**AVAILABLE DATA:**
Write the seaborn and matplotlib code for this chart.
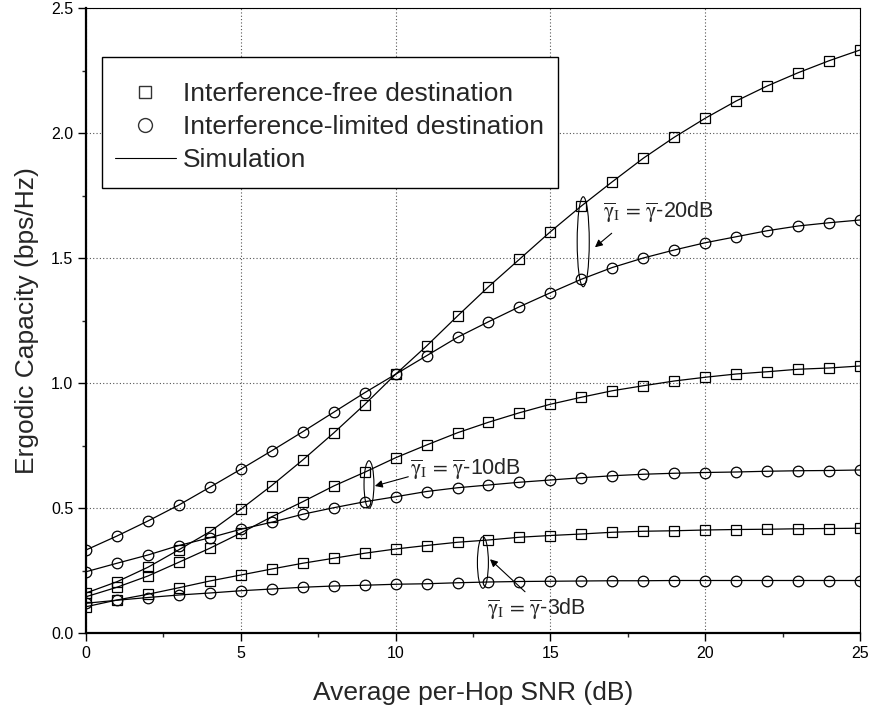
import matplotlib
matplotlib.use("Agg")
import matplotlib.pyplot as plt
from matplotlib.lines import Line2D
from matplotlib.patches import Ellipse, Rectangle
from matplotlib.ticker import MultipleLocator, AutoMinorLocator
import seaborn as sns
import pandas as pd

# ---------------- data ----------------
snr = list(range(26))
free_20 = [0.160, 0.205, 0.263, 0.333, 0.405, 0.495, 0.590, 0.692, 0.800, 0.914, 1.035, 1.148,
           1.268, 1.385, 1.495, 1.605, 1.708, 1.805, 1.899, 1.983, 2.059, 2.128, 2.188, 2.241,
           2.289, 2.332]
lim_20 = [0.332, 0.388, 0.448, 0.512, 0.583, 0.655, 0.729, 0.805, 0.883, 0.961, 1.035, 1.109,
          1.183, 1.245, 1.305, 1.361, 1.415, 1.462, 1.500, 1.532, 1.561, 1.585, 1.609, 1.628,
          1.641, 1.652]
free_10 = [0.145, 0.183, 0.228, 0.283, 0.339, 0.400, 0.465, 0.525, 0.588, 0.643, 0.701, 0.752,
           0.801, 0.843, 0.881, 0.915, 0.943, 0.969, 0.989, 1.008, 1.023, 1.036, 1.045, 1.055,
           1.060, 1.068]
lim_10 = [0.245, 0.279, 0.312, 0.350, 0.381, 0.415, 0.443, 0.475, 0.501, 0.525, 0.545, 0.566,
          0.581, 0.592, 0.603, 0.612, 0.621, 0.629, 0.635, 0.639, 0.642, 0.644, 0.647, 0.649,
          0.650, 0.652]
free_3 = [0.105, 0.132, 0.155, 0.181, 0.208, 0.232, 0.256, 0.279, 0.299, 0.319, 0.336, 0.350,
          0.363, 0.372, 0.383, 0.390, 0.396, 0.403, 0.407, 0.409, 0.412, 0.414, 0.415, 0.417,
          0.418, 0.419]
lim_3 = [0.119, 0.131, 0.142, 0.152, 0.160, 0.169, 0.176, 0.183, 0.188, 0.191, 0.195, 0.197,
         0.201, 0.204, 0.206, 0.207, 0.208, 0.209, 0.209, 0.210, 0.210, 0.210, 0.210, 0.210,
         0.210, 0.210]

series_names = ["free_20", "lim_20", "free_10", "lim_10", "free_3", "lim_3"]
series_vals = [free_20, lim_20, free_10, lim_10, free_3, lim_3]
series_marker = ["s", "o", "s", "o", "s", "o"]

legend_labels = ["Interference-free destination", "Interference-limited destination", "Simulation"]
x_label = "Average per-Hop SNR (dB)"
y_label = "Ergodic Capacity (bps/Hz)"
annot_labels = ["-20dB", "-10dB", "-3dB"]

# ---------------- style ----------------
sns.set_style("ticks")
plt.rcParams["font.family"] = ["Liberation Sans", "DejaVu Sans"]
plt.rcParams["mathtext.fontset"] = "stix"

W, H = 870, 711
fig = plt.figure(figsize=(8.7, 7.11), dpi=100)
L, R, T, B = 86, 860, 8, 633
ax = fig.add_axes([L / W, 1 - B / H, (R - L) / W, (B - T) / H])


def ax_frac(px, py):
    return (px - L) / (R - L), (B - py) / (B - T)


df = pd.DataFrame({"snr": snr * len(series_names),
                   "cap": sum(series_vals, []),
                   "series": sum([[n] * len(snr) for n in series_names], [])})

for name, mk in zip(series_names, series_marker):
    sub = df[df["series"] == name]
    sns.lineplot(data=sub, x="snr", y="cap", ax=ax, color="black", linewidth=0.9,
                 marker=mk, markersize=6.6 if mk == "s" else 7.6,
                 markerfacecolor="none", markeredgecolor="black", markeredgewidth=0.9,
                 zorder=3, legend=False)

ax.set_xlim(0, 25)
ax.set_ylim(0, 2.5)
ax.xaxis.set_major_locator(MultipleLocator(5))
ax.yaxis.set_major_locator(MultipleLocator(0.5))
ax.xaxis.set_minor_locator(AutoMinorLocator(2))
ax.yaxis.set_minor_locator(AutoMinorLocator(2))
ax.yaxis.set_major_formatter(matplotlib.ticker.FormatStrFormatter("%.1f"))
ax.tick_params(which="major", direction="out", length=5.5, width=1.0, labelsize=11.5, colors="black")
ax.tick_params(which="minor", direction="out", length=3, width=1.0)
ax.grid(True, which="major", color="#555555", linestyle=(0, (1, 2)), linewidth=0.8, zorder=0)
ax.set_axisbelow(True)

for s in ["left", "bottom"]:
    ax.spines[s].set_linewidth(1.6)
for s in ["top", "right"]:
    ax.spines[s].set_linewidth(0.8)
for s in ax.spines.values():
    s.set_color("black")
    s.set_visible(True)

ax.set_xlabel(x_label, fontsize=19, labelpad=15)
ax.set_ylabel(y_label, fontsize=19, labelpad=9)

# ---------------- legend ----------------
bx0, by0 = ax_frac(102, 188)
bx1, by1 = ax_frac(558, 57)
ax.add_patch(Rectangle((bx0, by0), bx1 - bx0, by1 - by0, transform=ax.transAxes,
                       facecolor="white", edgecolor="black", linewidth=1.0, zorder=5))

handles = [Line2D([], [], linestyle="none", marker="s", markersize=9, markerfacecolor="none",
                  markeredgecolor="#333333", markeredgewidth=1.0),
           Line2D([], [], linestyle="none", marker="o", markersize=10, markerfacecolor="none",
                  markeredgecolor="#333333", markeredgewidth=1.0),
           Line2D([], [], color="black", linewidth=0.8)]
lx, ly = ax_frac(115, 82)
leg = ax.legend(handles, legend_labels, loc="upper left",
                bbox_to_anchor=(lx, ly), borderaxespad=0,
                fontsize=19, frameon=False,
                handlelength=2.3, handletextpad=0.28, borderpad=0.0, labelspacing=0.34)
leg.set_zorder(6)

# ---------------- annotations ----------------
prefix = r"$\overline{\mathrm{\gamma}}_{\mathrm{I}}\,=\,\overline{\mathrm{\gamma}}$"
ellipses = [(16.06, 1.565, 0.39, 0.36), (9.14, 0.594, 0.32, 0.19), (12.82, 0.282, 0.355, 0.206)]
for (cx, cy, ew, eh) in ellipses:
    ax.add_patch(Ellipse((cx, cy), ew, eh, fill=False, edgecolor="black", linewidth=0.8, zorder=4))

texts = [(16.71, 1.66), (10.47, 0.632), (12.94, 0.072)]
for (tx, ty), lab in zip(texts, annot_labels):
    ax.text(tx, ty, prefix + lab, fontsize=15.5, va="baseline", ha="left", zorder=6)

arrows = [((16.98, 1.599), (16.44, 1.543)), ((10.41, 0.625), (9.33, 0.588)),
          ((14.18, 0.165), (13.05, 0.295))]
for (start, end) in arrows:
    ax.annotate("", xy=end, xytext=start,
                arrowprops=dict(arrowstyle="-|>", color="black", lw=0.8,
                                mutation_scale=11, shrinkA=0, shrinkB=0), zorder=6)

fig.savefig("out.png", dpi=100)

**WORK REQUIRED:** Give again, word for word, every line from the top of the data through the line with "import pandas as pd", both ends included, and exclude the pictures.

**IN RESPONSE:**
Write the seaborn and matplotlib code for this chart.
import matplotlib
matplotlib.use("Agg")
import matplotlib.pyplot as plt
from matplotlib.lines import Line2D
from matplotlib.patches import Ellipse, Rectangle
from matplotlib.ticker import MultipleLocator, AutoMinorLocator
import seaborn as sns
import pandas as pd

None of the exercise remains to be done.